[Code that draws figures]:
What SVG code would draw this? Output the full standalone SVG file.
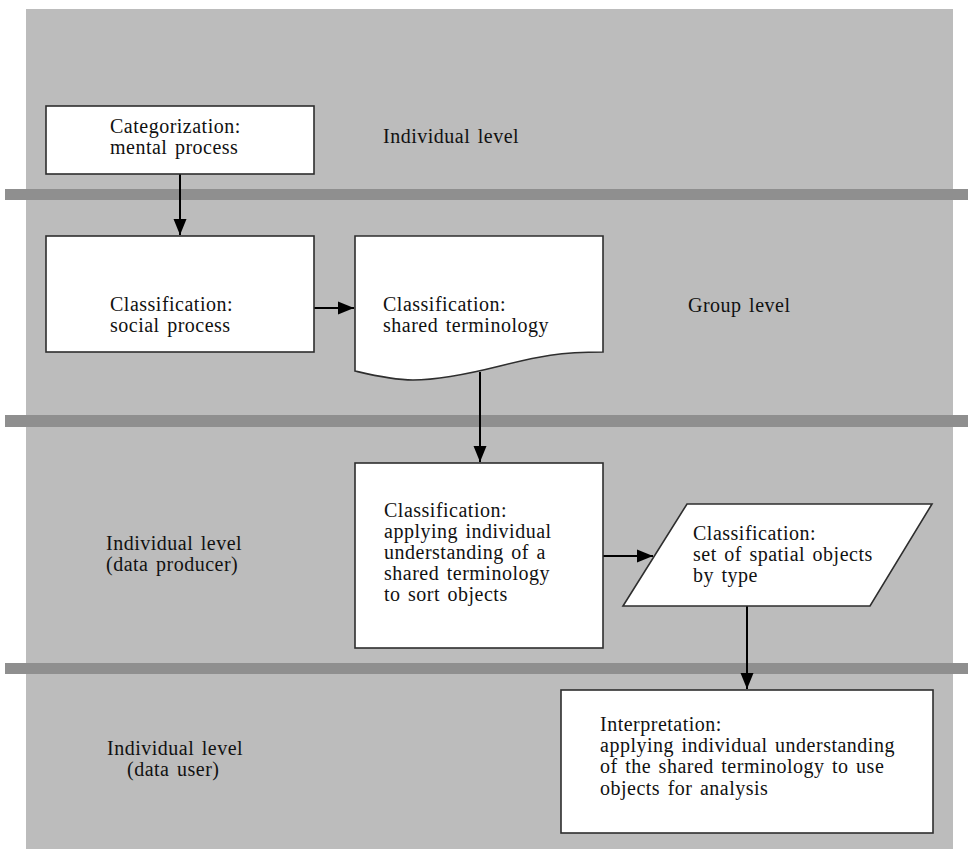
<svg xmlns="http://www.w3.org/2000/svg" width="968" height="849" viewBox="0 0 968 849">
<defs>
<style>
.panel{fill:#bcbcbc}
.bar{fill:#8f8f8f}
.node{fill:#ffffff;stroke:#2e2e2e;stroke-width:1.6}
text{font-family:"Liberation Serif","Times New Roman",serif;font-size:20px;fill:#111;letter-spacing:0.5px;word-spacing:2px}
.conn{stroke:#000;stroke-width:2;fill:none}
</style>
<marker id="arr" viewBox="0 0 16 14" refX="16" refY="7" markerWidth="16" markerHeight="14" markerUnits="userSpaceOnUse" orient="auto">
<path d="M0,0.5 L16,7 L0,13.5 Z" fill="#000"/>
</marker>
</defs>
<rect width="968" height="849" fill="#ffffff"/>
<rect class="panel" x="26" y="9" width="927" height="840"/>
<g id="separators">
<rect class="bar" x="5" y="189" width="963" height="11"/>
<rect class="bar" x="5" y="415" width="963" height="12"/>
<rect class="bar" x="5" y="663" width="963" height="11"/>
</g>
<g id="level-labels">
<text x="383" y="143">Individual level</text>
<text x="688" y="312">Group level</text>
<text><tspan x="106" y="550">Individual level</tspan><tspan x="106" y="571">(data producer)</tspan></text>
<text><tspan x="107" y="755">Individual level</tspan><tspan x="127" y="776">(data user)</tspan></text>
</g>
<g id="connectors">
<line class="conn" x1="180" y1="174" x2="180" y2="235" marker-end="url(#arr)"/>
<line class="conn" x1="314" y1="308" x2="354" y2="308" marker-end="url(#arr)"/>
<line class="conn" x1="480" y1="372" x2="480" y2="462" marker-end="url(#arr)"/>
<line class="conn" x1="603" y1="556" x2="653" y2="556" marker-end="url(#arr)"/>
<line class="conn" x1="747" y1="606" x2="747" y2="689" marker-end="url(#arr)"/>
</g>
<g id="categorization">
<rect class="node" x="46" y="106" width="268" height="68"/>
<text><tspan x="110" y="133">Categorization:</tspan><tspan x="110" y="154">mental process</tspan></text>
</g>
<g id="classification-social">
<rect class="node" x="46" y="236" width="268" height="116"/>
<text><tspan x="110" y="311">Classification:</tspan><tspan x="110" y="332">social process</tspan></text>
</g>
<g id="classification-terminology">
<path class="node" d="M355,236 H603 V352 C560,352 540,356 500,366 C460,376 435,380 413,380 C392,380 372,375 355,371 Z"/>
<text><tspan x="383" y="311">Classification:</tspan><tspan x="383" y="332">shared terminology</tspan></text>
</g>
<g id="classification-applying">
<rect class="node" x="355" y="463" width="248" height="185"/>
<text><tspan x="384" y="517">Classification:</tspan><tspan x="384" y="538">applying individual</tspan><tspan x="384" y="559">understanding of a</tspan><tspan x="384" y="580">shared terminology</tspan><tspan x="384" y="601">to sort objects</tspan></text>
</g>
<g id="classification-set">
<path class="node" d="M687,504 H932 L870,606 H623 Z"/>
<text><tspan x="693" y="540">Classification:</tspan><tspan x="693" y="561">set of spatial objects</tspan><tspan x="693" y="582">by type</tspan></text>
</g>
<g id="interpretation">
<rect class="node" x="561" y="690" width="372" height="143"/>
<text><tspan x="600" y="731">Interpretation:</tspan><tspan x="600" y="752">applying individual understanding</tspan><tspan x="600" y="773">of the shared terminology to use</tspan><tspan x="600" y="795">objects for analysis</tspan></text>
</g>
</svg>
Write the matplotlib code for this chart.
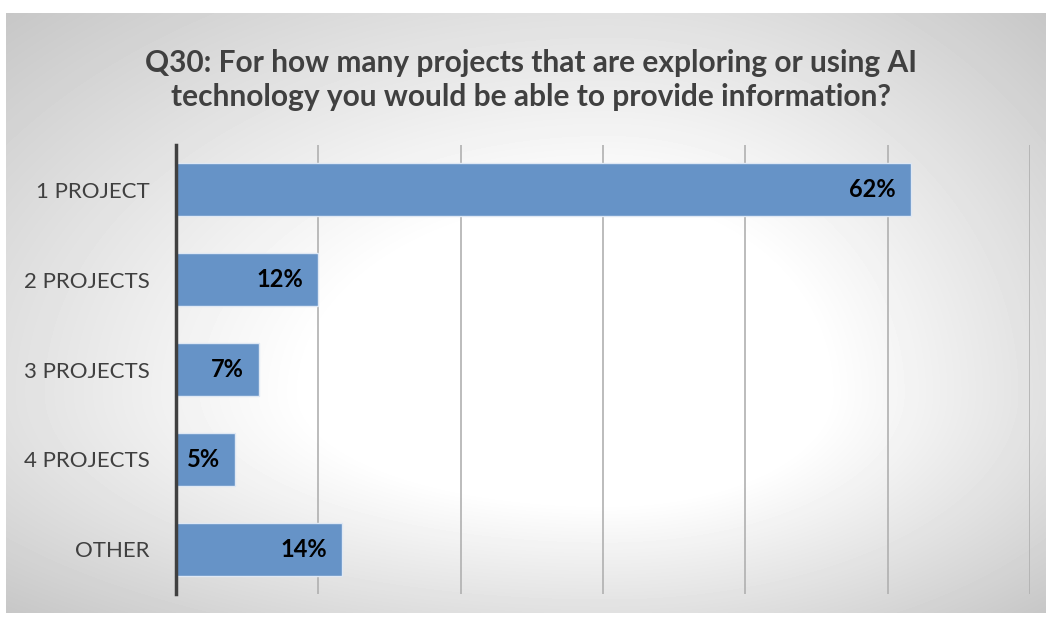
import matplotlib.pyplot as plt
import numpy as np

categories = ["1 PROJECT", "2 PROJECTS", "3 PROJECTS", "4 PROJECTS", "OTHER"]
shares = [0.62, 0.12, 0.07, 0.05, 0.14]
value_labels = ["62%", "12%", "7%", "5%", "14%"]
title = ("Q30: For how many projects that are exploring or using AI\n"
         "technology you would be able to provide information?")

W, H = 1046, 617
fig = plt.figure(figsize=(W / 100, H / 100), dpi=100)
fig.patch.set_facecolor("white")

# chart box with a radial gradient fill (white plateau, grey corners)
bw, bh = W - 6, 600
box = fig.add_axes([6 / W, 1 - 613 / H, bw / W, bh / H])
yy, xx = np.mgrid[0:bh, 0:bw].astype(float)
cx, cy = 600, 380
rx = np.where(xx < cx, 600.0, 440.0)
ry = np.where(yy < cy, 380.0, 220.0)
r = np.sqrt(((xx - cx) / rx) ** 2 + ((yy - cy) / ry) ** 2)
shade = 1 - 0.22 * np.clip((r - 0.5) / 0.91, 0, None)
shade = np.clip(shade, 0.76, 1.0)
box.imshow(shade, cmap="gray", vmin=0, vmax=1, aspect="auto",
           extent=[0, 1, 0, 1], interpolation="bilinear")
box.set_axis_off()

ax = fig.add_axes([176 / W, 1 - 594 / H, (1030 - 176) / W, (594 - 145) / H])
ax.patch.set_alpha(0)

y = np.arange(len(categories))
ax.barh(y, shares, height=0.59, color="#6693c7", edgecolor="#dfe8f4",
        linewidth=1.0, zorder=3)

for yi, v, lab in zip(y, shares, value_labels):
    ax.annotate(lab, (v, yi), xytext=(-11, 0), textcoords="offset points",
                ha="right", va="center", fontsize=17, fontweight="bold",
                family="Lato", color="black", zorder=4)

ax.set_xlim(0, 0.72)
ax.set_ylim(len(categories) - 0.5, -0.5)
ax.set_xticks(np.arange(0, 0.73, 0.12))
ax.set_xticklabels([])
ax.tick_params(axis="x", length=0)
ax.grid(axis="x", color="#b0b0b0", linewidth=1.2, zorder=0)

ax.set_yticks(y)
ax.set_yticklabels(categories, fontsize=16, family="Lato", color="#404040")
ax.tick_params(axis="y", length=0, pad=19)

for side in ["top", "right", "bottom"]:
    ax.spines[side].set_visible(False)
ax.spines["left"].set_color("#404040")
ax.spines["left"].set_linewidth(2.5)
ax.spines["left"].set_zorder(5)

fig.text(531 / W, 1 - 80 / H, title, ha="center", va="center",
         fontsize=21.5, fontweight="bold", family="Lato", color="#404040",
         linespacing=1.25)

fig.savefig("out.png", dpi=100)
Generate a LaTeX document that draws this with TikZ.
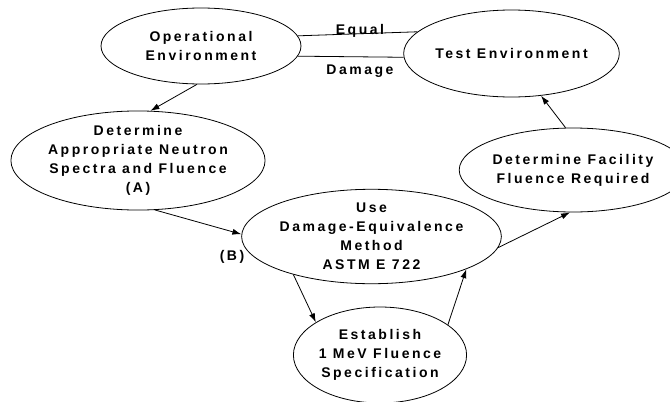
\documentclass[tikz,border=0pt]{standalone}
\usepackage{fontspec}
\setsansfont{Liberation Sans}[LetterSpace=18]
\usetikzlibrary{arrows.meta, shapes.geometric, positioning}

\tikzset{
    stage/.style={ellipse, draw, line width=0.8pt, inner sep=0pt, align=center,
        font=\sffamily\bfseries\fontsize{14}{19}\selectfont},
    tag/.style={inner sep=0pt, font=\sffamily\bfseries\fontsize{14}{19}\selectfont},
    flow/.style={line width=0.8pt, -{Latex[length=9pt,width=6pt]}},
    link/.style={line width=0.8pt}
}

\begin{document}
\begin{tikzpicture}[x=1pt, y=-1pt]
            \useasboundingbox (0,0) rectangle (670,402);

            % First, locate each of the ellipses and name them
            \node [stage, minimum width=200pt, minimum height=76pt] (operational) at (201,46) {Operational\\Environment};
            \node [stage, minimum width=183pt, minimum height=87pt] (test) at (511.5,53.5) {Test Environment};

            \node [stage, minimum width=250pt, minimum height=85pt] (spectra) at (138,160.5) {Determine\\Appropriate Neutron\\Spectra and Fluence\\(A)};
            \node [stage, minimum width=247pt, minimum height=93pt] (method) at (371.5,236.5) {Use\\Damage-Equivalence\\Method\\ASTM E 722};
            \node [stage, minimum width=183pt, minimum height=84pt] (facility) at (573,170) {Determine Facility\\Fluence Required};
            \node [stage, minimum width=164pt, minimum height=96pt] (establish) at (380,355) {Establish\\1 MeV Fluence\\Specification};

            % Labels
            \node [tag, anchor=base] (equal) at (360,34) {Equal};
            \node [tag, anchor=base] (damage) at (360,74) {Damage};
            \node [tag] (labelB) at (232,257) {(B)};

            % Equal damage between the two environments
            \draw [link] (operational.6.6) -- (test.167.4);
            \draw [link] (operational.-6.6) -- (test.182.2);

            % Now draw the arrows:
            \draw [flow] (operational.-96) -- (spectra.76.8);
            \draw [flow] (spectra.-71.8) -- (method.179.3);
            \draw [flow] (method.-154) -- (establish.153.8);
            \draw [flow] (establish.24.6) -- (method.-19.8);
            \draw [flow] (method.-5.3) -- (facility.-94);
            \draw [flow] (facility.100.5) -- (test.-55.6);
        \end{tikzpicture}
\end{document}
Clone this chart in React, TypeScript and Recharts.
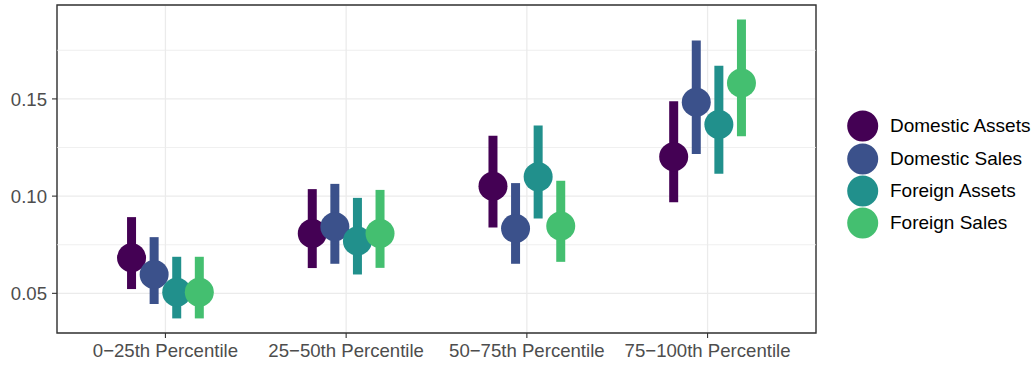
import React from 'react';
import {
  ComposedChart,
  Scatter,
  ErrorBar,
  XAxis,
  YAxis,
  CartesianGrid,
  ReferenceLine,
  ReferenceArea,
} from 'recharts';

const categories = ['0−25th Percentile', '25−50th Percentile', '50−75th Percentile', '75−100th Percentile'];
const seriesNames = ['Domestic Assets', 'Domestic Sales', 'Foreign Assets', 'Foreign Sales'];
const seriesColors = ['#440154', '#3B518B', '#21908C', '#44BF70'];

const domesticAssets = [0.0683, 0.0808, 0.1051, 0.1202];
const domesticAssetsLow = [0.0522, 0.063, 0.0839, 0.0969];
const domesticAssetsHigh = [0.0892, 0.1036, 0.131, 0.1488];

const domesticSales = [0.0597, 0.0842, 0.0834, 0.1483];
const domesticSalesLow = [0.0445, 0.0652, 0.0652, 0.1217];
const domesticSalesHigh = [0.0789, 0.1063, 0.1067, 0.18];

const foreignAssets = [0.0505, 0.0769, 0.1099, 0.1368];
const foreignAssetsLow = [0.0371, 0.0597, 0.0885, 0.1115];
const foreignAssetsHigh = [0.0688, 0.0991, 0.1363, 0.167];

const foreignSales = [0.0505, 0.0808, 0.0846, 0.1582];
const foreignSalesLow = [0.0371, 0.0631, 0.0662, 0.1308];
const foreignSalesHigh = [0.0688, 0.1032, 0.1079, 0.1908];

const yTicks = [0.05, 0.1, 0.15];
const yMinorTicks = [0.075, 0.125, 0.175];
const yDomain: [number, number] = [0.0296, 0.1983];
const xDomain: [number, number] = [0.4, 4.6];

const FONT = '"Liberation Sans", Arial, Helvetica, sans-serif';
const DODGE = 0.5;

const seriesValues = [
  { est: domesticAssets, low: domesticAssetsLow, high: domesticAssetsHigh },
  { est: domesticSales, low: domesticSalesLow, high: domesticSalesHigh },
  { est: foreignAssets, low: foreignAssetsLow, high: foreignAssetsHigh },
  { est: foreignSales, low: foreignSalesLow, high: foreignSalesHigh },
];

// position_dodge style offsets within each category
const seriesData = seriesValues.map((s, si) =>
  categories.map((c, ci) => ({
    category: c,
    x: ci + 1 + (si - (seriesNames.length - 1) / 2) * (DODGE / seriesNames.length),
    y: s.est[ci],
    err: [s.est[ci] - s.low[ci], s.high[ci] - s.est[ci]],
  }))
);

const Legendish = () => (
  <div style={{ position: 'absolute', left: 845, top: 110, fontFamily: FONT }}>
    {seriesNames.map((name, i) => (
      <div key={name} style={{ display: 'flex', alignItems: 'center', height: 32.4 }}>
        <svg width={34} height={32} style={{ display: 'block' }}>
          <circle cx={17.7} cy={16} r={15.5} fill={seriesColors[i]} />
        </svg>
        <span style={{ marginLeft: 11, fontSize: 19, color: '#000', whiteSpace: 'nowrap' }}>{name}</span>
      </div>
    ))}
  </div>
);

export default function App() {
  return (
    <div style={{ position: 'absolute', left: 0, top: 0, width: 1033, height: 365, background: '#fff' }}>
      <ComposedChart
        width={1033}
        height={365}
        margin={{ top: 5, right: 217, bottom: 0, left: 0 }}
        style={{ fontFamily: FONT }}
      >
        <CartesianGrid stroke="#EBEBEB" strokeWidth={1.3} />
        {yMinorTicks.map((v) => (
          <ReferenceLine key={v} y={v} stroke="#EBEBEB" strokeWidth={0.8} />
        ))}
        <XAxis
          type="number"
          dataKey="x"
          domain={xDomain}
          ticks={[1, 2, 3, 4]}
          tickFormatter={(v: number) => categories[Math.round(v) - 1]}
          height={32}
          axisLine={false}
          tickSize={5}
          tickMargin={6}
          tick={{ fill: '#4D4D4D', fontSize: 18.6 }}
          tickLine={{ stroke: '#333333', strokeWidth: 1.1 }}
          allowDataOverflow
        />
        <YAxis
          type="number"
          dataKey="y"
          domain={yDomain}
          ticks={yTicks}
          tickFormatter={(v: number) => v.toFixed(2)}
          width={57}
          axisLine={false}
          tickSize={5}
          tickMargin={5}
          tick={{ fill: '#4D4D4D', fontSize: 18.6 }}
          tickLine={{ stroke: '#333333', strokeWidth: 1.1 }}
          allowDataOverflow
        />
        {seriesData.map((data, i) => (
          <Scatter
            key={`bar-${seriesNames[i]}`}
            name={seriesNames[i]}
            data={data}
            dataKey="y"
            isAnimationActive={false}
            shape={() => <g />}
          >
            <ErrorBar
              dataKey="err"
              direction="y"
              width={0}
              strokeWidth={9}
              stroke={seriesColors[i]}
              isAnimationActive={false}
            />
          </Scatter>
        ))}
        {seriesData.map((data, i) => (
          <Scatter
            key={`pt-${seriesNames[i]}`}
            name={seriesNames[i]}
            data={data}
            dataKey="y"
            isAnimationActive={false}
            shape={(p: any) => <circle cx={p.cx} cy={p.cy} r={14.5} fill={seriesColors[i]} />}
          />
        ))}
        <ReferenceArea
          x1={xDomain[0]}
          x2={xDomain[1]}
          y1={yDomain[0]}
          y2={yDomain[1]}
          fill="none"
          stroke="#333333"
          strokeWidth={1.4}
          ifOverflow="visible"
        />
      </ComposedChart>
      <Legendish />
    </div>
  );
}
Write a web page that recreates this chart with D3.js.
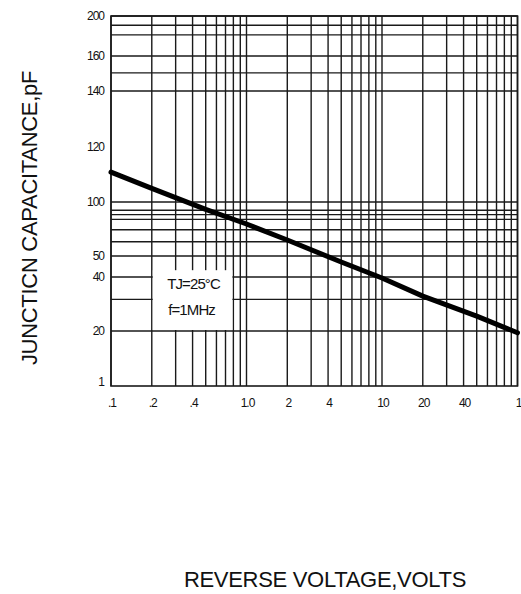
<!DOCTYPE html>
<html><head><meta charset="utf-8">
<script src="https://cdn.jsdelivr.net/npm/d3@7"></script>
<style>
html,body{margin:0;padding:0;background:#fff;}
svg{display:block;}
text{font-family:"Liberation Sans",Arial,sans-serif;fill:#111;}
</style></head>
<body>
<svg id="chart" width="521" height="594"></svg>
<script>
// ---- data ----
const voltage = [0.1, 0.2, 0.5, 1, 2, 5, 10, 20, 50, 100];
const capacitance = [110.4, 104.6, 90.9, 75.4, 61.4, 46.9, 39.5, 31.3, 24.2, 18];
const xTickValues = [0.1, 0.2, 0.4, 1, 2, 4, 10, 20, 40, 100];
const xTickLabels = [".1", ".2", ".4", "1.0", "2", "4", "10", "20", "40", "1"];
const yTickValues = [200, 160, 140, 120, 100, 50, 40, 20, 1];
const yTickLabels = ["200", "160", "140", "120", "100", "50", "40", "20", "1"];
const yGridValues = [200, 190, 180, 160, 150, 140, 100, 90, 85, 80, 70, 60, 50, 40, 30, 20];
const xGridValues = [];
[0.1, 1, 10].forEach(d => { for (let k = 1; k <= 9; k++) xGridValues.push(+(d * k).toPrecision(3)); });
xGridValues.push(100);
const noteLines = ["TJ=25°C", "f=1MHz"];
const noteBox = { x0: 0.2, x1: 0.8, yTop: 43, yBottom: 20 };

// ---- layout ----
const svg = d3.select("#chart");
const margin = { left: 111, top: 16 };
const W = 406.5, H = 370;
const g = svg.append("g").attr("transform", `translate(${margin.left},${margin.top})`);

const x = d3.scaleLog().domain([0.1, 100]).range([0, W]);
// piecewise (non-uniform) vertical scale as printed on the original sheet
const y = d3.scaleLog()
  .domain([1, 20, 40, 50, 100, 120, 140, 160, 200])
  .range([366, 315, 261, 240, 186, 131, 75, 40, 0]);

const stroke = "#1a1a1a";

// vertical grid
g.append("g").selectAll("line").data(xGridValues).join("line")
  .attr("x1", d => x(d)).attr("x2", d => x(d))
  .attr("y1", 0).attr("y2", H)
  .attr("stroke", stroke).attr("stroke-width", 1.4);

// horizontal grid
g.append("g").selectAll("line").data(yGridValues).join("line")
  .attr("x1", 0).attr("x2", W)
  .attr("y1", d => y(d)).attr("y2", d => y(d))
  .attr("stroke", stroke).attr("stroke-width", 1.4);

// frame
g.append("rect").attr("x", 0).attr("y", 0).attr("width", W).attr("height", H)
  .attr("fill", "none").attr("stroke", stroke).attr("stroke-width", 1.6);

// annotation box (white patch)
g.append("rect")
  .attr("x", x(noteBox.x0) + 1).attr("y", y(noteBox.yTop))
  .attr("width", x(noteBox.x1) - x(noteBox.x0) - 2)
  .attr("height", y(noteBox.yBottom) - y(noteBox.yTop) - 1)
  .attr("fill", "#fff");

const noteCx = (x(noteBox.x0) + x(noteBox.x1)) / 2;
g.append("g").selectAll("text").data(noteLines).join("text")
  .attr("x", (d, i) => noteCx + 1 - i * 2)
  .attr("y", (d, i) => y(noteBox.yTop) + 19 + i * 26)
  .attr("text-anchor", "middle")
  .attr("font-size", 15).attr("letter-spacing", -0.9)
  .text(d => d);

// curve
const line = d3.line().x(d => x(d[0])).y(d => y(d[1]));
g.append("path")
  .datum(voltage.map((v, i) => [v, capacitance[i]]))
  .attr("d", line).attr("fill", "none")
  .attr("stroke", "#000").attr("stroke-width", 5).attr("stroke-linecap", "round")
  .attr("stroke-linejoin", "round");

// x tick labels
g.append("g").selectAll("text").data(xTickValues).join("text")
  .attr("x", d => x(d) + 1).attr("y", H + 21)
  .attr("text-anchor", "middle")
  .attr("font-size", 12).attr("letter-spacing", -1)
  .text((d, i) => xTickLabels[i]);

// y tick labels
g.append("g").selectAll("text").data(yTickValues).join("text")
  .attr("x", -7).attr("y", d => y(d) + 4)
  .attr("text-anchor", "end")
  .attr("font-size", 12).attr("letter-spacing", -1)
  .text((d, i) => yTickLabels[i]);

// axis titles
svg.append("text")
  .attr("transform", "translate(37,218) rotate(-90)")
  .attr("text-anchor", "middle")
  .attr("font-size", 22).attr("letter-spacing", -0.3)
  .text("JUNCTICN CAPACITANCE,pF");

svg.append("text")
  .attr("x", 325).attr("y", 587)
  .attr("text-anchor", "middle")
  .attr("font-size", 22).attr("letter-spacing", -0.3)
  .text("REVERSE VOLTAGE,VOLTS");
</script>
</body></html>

[WORK TO COMPLETE]: Among the entries above, locate the line with "Write the matplotlib code for this chart." and the line with "import numpy as np". Give those two lines and all lines between them again, exactly, leaving out the pictures.

[WORKED SOLUTION]:
Write the matplotlib code for this chart.
import matplotlib.pyplot as plt
import numpy as np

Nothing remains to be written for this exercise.